Parlons-en de Charles Philibert-Thiboutot. Tu travailles avec lui depuis tes débuts chez le Rouge et Or. Sous ta gouverne, il a participé aux Jeux olympiques de Rio, à des courses de la Diamond League et au Millrose Games. Il est le champion canadien du 1 500 mètres. Est-il l’athlète qui t’a le plus impressionné depuis que tu es entraîneur?
Oui, sans hésitation! Lorsque nous avons commencé à travailler ensemble, j’étais un jeune entraîneur et il était un jeune athlète. Nous avons appris l’un de l’autre et progressé ensemble. C’est véritablement un travail d’équipe. C’est stimulant de travailler avec lui. Malheureusement, 2016 fut une année difficile. Il a été victime de blessures et a été incapable d’améliorer ses meilleures marques personnelles. Mais il a connu un bel automne 2017 et nous voulons prouver qu’il a ce qu’il faut pour rivaliser avec les meilleurs au monde. On espère qu’il connaitra une bonne saison intérieure, ce qui le mettrait en confiance pour la prochaine saison estivale où il souhaite refaire sa place parmi les meilleurs au monde au 1 500 mètres. C’est dommage que l’on se base sur les chronos de 2017 pour déterminer les participants aux prochains Jeux du Commonwealth de 2018, en Australie. Charles n’y sera donc pas. Par contre, s’il fait bien en salle cet hiver, il pourrait participer aux Championnats du monde intérieur sur 1 500 ou 3 000 mètres qui se dérouleront en mars prochain en Angleterre. On travaille également pour qu’il retrouve sa forme à temps pour les Championnats du monde de 2019 au Qatar et les Jeux olympiques de 2020 à Tokyo.
Partages-tu cette impression que l’athlétisme est en train de devenir un sport cool auprès des jeunes des niveaux secondaire, collégial et universitaire?
C’est effectivement un sport qui gagne de plus en plus en popularité. On ne se fera toutefois pas de cachettes, au secondaire ce sont les sports collectifs qui sont encore les plus attrayants. Mais l’athlétisme se démarque de plus en plus dans ce groupe d’âge. Pour ce qui est des athlètes d’âge collégial ou universitaire, la popularité augmente encore plus. C’est aux différents intervenants du secondaire, des cégeps et des universités de même qu’à la Fédération québécoise d’athlétisme de continuer à faire connaitre ce sport. L’athlétisme est sur une bonne lancée.
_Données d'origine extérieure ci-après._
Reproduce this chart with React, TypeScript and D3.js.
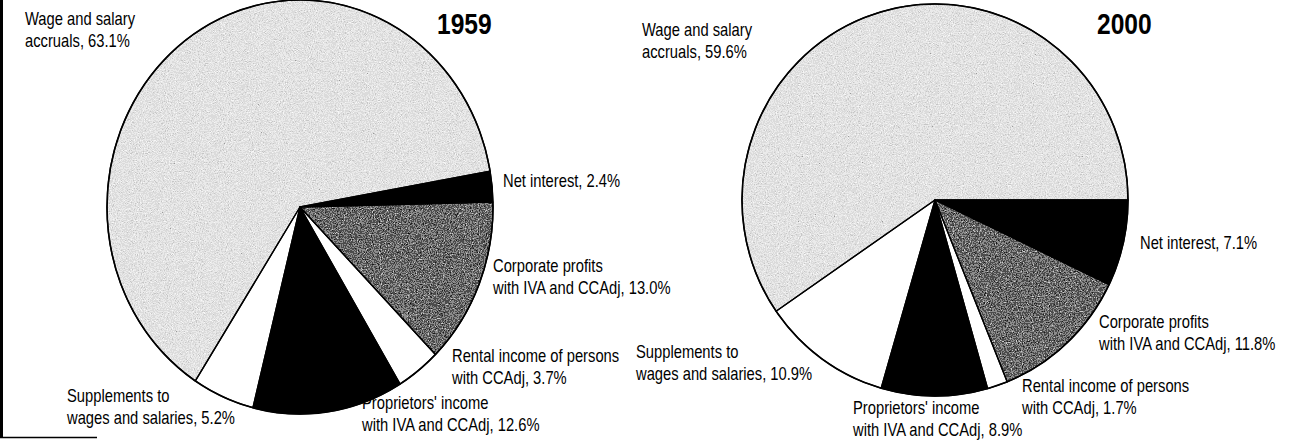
import React from "react";
import * as d3 from "d3";

// shares of national income, percent
const years = ["1959", "2000"];
const categories = [
  "Net interest",
  "Corporate profits",
  "Rental income of persons",
  "Proprietors' income",
  "Supplements to wages and salaries",
  "Wage and salary accruals",
];
const labelTop = ["", "Corporate profits", "Rental income of persons", "Proprietors' income", "Supplements to", "Wage and salary"];
const labelBottom = ["Net interest", "with IVA and CCAdj", "with CCAdj", "with IVA and CCAdj", "wages and salaries", "accruals"];
const values1959 = [2.4, 13.0, 3.7, 12.6, 5.2, 63.1];
const values2000 = [7.1, 11.8, 1.7, 8.9, 10.9, 59.6];

// fill style per category: solid colour or grain filter
const fills = ["#000", "#fff", "#fff", "#000", "#fff", "#fff"];
const grain = ["", "url(#grainDark)", "", "", "", "url(#grainLight)"];

// layout of the two pies (ellipses in the original print)
const layout = [
  {
    cx: 300, cy: 207, rx: 193, ry: 207, start: 80, titleX: 437,
    labels: [[503, 187], [493, 272], [452, 362], [362, 409], [67, 402], [25, 25]],
  },
  {
    cx: 935, cy: 200, rx: 193, ry: 196, start: 90, titleX: 1097,
    labels: [[1140, 249], [1099, 328], [1022, 392], [853, 414], [636, 358], [642, 36]],
  },
];

// no narrow font installed: squeeze Liberation Sans like Arial Narrow
const FONT = "'Liberation Sans', Arial, sans-serif";
const SQUEEZE = 0.82;
const LINE = 22;

function Pie({ values, year, cfg }) {
  var pie = d3
    .pie()
    .sort(null)
    .value(d => d)
    .startAngle((cfg.start * Math.PI) / 180)
    .endAngle(((cfg.start + 360) * Math.PI) / 180);
  var arcs = pie(values);
  var arc = d3.arc().innerRadius(0).outerRadius(cfg.ry);
  var fmt = d3.format(".1f");

  return (
    <g>
      <g transform={`translate(${cfg.cx},${cfg.cy}) scale(${cfg.rx / cfg.ry},1)`}>
        {arcs.map((a, i) => (
          <path key={"f" + i} d={arc(a)} fill={fills[i]} filter={grain[i] || undefined} />
        ))}
        {arcs.map((a, i) => (
          <path
            key={"s" + i}
            d={arc(a)}
            fill="none"
            stroke="#000"
            strokeWidth={1.3}
            strokeLinejoin="round"
            vectorEffect="non-scaling-stroke"
          />
        ))}
        <ellipse rx={cfg.ry} ry={cfg.ry} fill="none" stroke="#000" strokeWidth={1.6} vectorEffect="non-scaling-stroke" />
      </g>
      <text
        transform={`translate(${cfg.titleX},34) scale(${SQUEEZE},1)`}
        fontFamily={FONT}
        fontWeight="bold"
        fontSize={30}
        fill="#000"
      >
        {year}
      </text>
      {categories.map((c, i) => {
        var [x, y] = cfg.labels[i];
        var last = labelBottom[i] + ", " + fmt(values[i]) + "%";
        return (
          <text
            key={c}
            transform={`translate(${x},${y}) scale(${SQUEEZE},1)`}
            fontFamily={FONT}
            fontSize={18}
            fill="#000"
          >
            {labelTop[i] ? (
              <>
                <tspan x={0}>{labelTop[i]}</tspan>
                <tspan x={0} dy={LINE}>{last}</tspan>
              </>
            ) : (
              <tspan x={0}>{last}</tspan>
            )}
          </text>
        );
      })}
    </g>
  );
}

export default function App() {
  return (
    <svg
      width={1291}
      height={440}
      style={{ position: "absolute", left: 0, top: 0, background: "#fff" }}
    >
      <defs>
        <filter id="grainLight" x="0%" y="0%" width="100%" height="100%" colorInterpolationFilters="sRGB">
          <feTurbulence type="fractalNoise" baseFrequency="0.9" numOctaves={2} seed={4} result="n" />
          <feColorMatrix
            in="n"
            type="matrix"
            values="0.33 0.33 0.33 0 0  0.33 0.33 0.33 0 0  0.33 0.33 0.33 0 0  0 0 0 0 1"
            result="g"
          />
          <feComponentTransfer in="g" result="t">
            <feFuncR type="discrete" tableValues="0.35 0.6 0.78 0.86 0.92 0.97 1 1" />
            <feFuncG type="discrete" tableValues="0.35 0.6 0.78 0.86 0.92 0.97 1 1" />
            <feFuncB type="discrete" tableValues="0.35 0.6 0.78 0.86 0.92 0.97 1 1" />
          </feComponentTransfer>
          <feComposite in="t" in2="SourceGraphic" operator="in" />
        </filter>
        <filter id="grainDark" x="0%" y="0%" width="100%" height="100%" colorInterpolationFilters="sRGB">
          <feTurbulence type="fractalNoise" baseFrequency="0.8" numOctaves={2} seed={9} result="n" />
          <feColorMatrix
            in="n"
            type="matrix"
            values="0.33 0.33 0.33 0 0  0.33 0.33 0.33 0 0  0.33 0.33 0.33 0 0  0 0 0 0 1"
            result="g"
          />
          <feComponentTransfer in="g" result="t">
            <feFuncR type="discrete" tableValues="0 0 0.1 0.3 0.55 0.8 1 1" />
            <feFuncG type="discrete" tableValues="0 0 0.1 0.3 0.55 0.8 1 1" />
            <feFuncB type="discrete" tableValues="0 0 0.1 0.3 0.55 0.8 1 1" />
          </feComponentTransfer>
          <feComposite in="t" in2="SourceGraphic" operator="in" />
        </filter>
      </defs>
      <line x1={1.5} y1={0} x2={1.5} y2={437} stroke="#000" strokeWidth={3} />
      <line x1={0} y1={437.5} x2={97} y2={437.5} stroke="#000" strokeWidth={1.5} />
      <Pie values={values1959} year={years[0]} cfg={layout[0]} />
      <Pie values={values2000} year={years[1]} cfg={layout[1]} />
    </svg>
  );
}
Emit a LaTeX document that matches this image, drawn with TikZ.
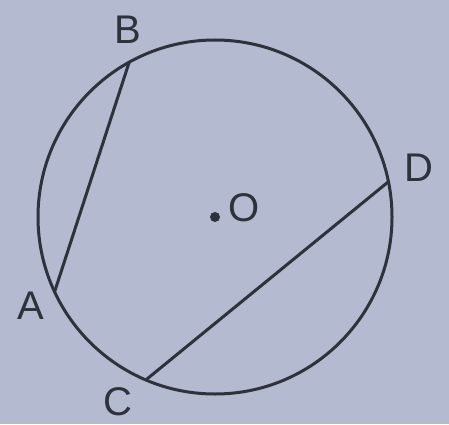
\documentclass[tikz,border=0pt]{standalone}
\usepackage{fontspec}
\setmainfont{Liberation Sans}
\usepackage{tikz}
\usetikzlibrary{positioning}
\definecolor{paper}{RGB}{180,186,208}
\definecolor{ink}{RGB}{45,50,60}
\begin{document}
\begin{tikzpicture}[x=1pt,y=1pt,line/.style={draw=ink,line width=3pt},lbl/.style={text=ink,font=\fontsize{40}{46}\selectfont,inner sep=0pt}]
\fill[paper] (0,0) rectangle (449,424);
\useasboundingbox (0,0) rectangle (449,424);
\coordinate (O) at (215,207);
\coordinate (A) at ([shift={(205:177)}]O);
\coordinate (B) at ([shift={(119:177)}]O);
\coordinate (C) at ([shift={(247:177)}]O);
\coordinate (D) at ([shift={(11.5:177)}]O);
\draw[line] (O) circle[radius=177];
\fill[ink] (O) circle[radius=5];
\draw[line] (A)--(B);
\draw[line] (C)--(D);
\node[lbl] (labelB) at (127.5,394) {B};
\node[lbl] (labelA) at (31,118) {A};
\node[lbl] (labelC) at (118,22) {C};
\node[lbl] (labelD) at (419,256.5) {D};
\node[lbl] (labelO) at (244.5,216.5) {O};
\end{tikzpicture}
\end{document}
D’avoir des leaders ou des modèles comme Charles Philibert-Thiboutot aide beaucoup à influencer les jeunes à se tourner vers l’athlétisme.
Serait-il possible lorsqu’on repère de jeunes talents, d’avoir un système qui permettrait de mieux les accompagner tout au long de leurs parcours scolaire?
On doit être capable au Québec d’offrir à ces jeunes athlètes un encadrement allant du secondaire jusqu’au niveau international. On s’améliore de plus en plus avec la structure des clubs civils, via les clubs au secondaire ou à l’université, mais il y a encore beaucoup de travail à faire. Ça pourrait passer, par exemple, par la création d’un réseau d’athlétisme sur la scène collégial. Il faut qu’on soit capable de garder au Québec les athlètes talentueux qui s’y trouvent.